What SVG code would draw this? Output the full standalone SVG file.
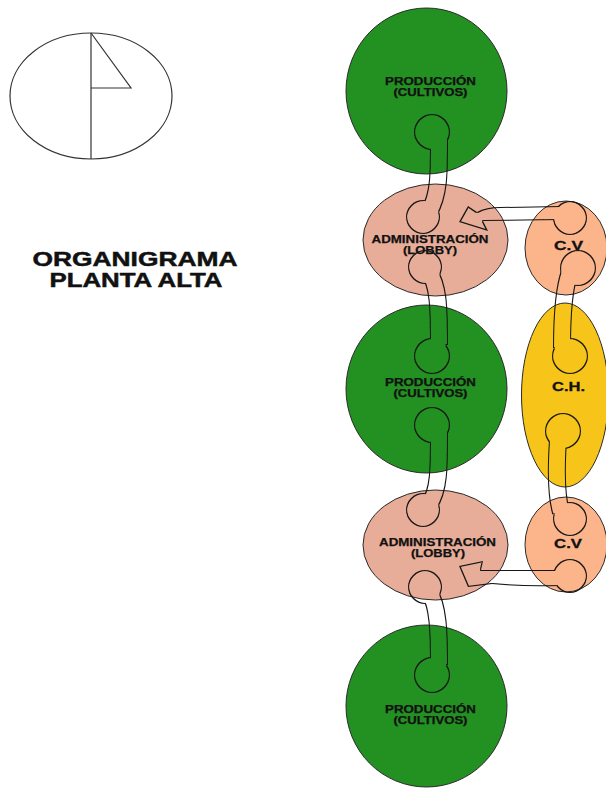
<svg xmlns="http://www.w3.org/2000/svg" width="606" height="789" viewBox="0 0 606 789">
<style>
text{font-family:"Liberation Sans",Arial,sans-serif;font-weight:bold;fill:#111;text-anchor:middle}
.lbl{font-size:10px;stroke:#111;stroke-width:0.25}
.big{font-size:13px;stroke:#111;stroke-width:0.3}
.ttl{font-size:21px;stroke:#111;stroke-width:0.5}
.node{stroke:#2a2a2a;stroke-width:1}
.prod{fill:#239022}
.adm{fill:#E8AD99}
.cv{fill:#FCB48A}
.ch{fill:#F7C51A}
.k{fill:#000;stroke:none}
.st{fill:none;stroke:#000;stroke-width:18}
</style>
<defs>
<filter id="ol" x="-30%" y="-30%" width="160%" height="160%">
<feMorphology in="SourceAlpha" operator="erode" radius="1.1" result="er"/>
<feComposite in="SourceAlpha" in2="er" operator="out" result="ring"/>
<feFlood flood-color="#151515"/>
<feComposite in2="ring" operator="in"/>
</filter>
</defs>
<rect width="606" height="789" fill="#fff"/>
<g id="north" fill="none" stroke="#333" stroke-width="1.2">
<ellipse cx="91" cy="96" rx="81" ry="63"/>
<line x1="91" y1="33" x2="91" y2="159"/>
<polyline points="91,33 131,88 91,88"/>
</g>
<g id="title">
<text class="ttl" x="135" y="266" textLength="205" lengthAdjust="spacingAndGlyphs">ORGANIGRAMA</text>
<text class="ttl" x="136" y="287" textLength="173" lengthAdjust="spacingAndGlyphs">PLANTA ALTA</text>
</g>
<g id="prod1"><ellipse class="node prod" cx="426.5" cy="91" rx="80.5" ry="83"/>
<text class="lbl" x="430.5" y="85" textLength="91" lengthAdjust="spacingAndGlyphs">PRODUCCIÓN</text>
<text class="lbl" x="430.5" y="96" textLength="74" lengthAdjust="spacingAndGlyphs">(CULTIVOS)</text></g>
<g id="adm1"><ellipse class="node adm" cx="435.5" cy="240" rx="72.5" ry="56"/>
<text class="lbl" x="430" y="243" textLength="117" lengthAdjust="spacingAndGlyphs">ADMINISTRACIÓN</text>
<text class="lbl" x="430" y="254" textLength="54" lengthAdjust="spacingAndGlyphs">(LOBBY)</text></g>
<g id="cv1"><ellipse class="node cv" cx="566" cy="248" rx="41" ry="47"/>
<text class="big" x="568.5" y="250" textLength="29" lengthAdjust="spacingAndGlyphs">C.V</text></g>
<g id="prod2"><ellipse class="node prod" cx="426.5" cy="389" rx="80.5" ry="84"/>
<text class="lbl" x="430.5" y="386" textLength="91" lengthAdjust="spacingAndGlyphs">PRODUCCIÓN</text>
<text class="lbl" x="430.5" y="397" textLength="74" lengthAdjust="spacingAndGlyphs">(CULTIVOS)</text></g>
<g id="ch"><ellipse class="node ch" cx="565" cy="395" rx="43.5" ry="92"/>
<text class="big" x="568.5" y="391" textLength="33" lengthAdjust="spacingAndGlyphs">C.H.</text></g>
<g id="adm2"><ellipse class="node adm" cx="435.5" cy="545" rx="72.5" ry="55"/>
<text class="lbl" x="437.5" y="546" textLength="117" lengthAdjust="spacingAndGlyphs">ADMINISTRACIÓN</text>
<text class="lbl" x="438" y="557" textLength="54" lengthAdjust="spacingAndGlyphs">(LOBBY)</text></g>
<g id="cv2"><ellipse class="node cv" cx="566" cy="544.5" rx="41" ry="47.5"/>
<text class="big" x="568" y="548" textLength="28" lengthAdjust="spacingAndGlyphs">C.V</text></g>
<g id="prod3"><ellipse class="node prod" cx="426.5" cy="706" rx="80.5" ry="81"/>
<text class="lbl" x="430.5" y="713" textLength="91" lengthAdjust="spacingAndGlyphs">PRODUCCIÓN</text>
<text class="lbl" x="430.5" y="724" textLength="74" lengthAdjust="spacingAndGlyphs">(CULTIVOS)</text></g>
<g id="connectors">
<g id="c1" filter="url(#ol)"><circle class="k" cx="432" cy="132" r="18"/><circle class="k" cx="423" cy="217" r="17"/><path class="st" d="M439,140 C439,175 439,195 429,212"/></g>
<g id="c2" filter="url(#ol)"><circle class="k" cx="425" cy="267" r="17"/><circle class="k" cx="432" cy="356" r="18"/><path class="st" d="M429,272 C438,285 439,305 439,345"/></g>
<g id="c3" filter="url(#ol)"><circle class="k" cx="432" cy="425" r="18"/><circle class="k" cx="423" cy="510" r="17"/><path class="st" d="M439,432 C439,470 439,490 429,505"/></g>
<g id="c4" filter="url(#ol)"><circle class="k" cx="425" cy="587" r="17"/><circle class="k" cx="432" cy="675" r="18"/><path class="st" d="M429,592 C438,605 439,630 439,665"/></g>
<g id="c5" filter="url(#ol)"><circle class="k" cx="578" cy="268" r="18"/><circle class="k" cx="570" cy="356" r="18"/><path class="st" d="M570,272 C563,290 562,320 562,348"/></g>
<g id="c6" filter="url(#ol)"><circle class="k" cx="563" cy="431" r="18"/><circle class="k" cx="570" cy="519" r="17"/><path class="st" d="M558,440 C556,470 556,495 561,512"/></g>
<g id="a1" filter="url(#ol)"><circle class="k" cx="570" cy="218" r="17"/><path class="k" d="M459,222 L468,206 L477,212 Q486,207 500,207 L560,206 L560,220 L483,221 L488,231 Z"/></g>
<g id="a2" filter="url(#ol)"><circle class="k" cx="570" cy="576" r="17"/><path class="k" d="M459,566 L483,561 L481,570 L560,570 L560,586 Q520,587 492,584 L468,587 Z"/></g>
</g>
</svg>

_Work to be completed_
Without the pictures, transcribe the listing above exactly.

_Finished task_
What SVG code would draw this? Output the full standalone SVG file.
<svg xmlns="http://www.w3.org/2000/svg" width="606" height="789" viewBox="0 0 606 789">
<style>
text{font-family:"Liberation Sans",Arial,sans-serif;font-weight:bold;fill:#111;text-anchor:middle}
.lbl{font-size:10px;stroke:#111;stroke-width:0.25}
.big{font-size:13px;stroke:#111;stroke-width:0.3}
.ttl{font-size:21px;stroke:#111;stroke-width:0.5}
.node{stroke:#2a2a2a;stroke-width:1}
.prod{fill:#239022}
.adm{fill:#E8AD99}
.cv{fill:#FCB48A}
.ch{fill:#F7C51A}
.k{fill:#000;stroke:none}
.st{fill:none;stroke:#000;stroke-width:18}
</style>
<defs>
<filter id="ol" x="-30%" y="-30%" width="160%" height="160%">
<feMorphology in="SourceAlpha" operator="erode" radius="1.1" result="er"/>
<feComposite in="SourceAlpha" in2="er" operator="out" result="ring"/>
<feFlood flood-color="#151515"/>
<feComposite in2="ring" operator="in"/>
</filter>
</defs>
<rect width="606" height="789" fill="#fff"/>
<g id="north" fill="none" stroke="#333" stroke-width="1.2">
<ellipse cx="91" cy="96" rx="81" ry="63"/>
<line x1="91" y1="33" x2="91" y2="159"/>
<polyline points="91,33 131,88 91,88"/>
</g>
<g id="title">
<text class="ttl" x="135" y="266" textLength="205" lengthAdjust="spacingAndGlyphs">ORGANIGRAMA</text>
<text class="ttl" x="136" y="287" textLength="173" lengthAdjust="spacingAndGlyphs">PLANTA ALTA</text>
</g>
<g id="prod1"><ellipse class="node prod" cx="426.5" cy="91" rx="80.5" ry="83"/>
<text class="lbl" x="430.5" y="85" textLength="91" lengthAdjust="spacingAndGlyphs">PRODUCCIÓN</text>
<text class="lbl" x="430.5" y="96" textLength="74" lengthAdjust="spacingAndGlyphs">(CULTIVOS)</text></g>
<g id="adm1"><ellipse class="node adm" cx="435.5" cy="240" rx="72.5" ry="56"/>
<text class="lbl" x="430" y="243" textLength="117" lengthAdjust="spacingAndGlyphs">ADMINISTRACIÓN</text>
<text class="lbl" x="430" y="254" textLength="54" lengthAdjust="spacingAndGlyphs">(LOBBY)</text></g>
<g id="cv1"><ellipse class="node cv" cx="566" cy="248" rx="41" ry="47"/>
<text class="big" x="568.5" y="250" textLength="29" lengthAdjust="spacingAndGlyphs">C.V</text></g>
<g id="prod2"><ellipse class="node prod" cx="426.5" cy="389" rx="80.5" ry="84"/>
<text class="lbl" x="430.5" y="386" textLength="91" lengthAdjust="spacingAndGlyphs">PRODUCCIÓN</text>
<text class="lbl" x="430.5" y="397" textLength="74" lengthAdjust="spacingAndGlyphs">(CULTIVOS)</text></g>
<g id="ch"><ellipse class="node ch" cx="565" cy="395" rx="43.5" ry="92"/>
<text class="big" x="568.5" y="391" textLength="33" lengthAdjust="spacingAndGlyphs">C.H.</text></g>
<g id="adm2"><ellipse class="node adm" cx="435.5" cy="545" rx="72.5" ry="55"/>
<text class="lbl" x="437.5" y="546" textLength="117" lengthAdjust="spacingAndGlyphs">ADMINISTRACIÓN</text>
<text class="lbl" x="438" y="557" textLength="54" lengthAdjust="spacingAndGlyphs">(LOBBY)</text></g>
<g id="cv2"><ellipse class="node cv" cx="566" cy="544.5" rx="41" ry="47.5"/>
<text class="big" x="568" y="548" textLength="28" lengthAdjust="spacingAndGlyphs">C.V</text></g>
<g id="prod3"><ellipse class="node prod" cx="426.5" cy="706" rx="80.5" ry="81"/>
<text class="lbl" x="430.5" y="713" textLength="91" lengthAdjust="spacingAndGlyphs">PRODUCCIÓN</text>
<text class="lbl" x="430.5" y="724" textLength="74" lengthAdjust="spacingAndGlyphs">(CULTIVOS)</text></g>
<g id="connectors">
<g id="c1" filter="url(#ol)"><circle class="k" cx="432" cy="132" r="18"/><circle class="k" cx="423" cy="217" r="17"/><path class="st" d="M439,140 C439,175 439,195 429,212"/></g>
<g id="c2" filter="url(#ol)"><circle class="k" cx="425" cy="267" r="17"/><circle class="k" cx="432" cy="356" r="18"/><path class="st" d="M429,272 C438,285 439,305 439,345"/></g>
<g id="c3" filter="url(#ol)"><circle class="k" cx="432" cy="425" r="18"/><circle class="k" cx="423" cy="510" r="17"/><path class="st" d="M439,432 C439,470 439,490 429,505"/></g>
<g id="c4" filter="url(#ol)"><circle class="k" cx="425" cy="587" r="17"/><circle class="k" cx="432" cy="675" r="18"/><path class="st" d="M429,592 C438,605 439,630 439,665"/></g>
<g id="c5" filter="url(#ol)"><circle class="k" cx="578" cy="268" r="18"/><circle class="k" cx="570" cy="356" r="18"/><path class="st" d="M570,272 C563,290 562,320 562,348"/></g>
<g id="c6" filter="url(#ol)"><circle class="k" cx="563" cy="431" r="18"/><circle class="k" cx="570" cy="519" r="17"/><path class="st" d="M558,440 C556,470 556,495 561,512"/></g>
<g id="a1" filter="url(#ol)"><circle class="k" cx="570" cy="218" r="17"/><path class="k" d="M459,222 L468,206 L477,212 Q486,207 500,207 L560,206 L560,220 L483,221 L488,231 Z"/></g>
<g id="a2" filter="url(#ol)"><circle class="k" cx="570" cy="576" r="17"/><path class="k" d="M459,566 L483,561 L481,570 L560,570 L560,586 Q520,587 492,584 L468,587 Z"/></g>
</g>
</svg>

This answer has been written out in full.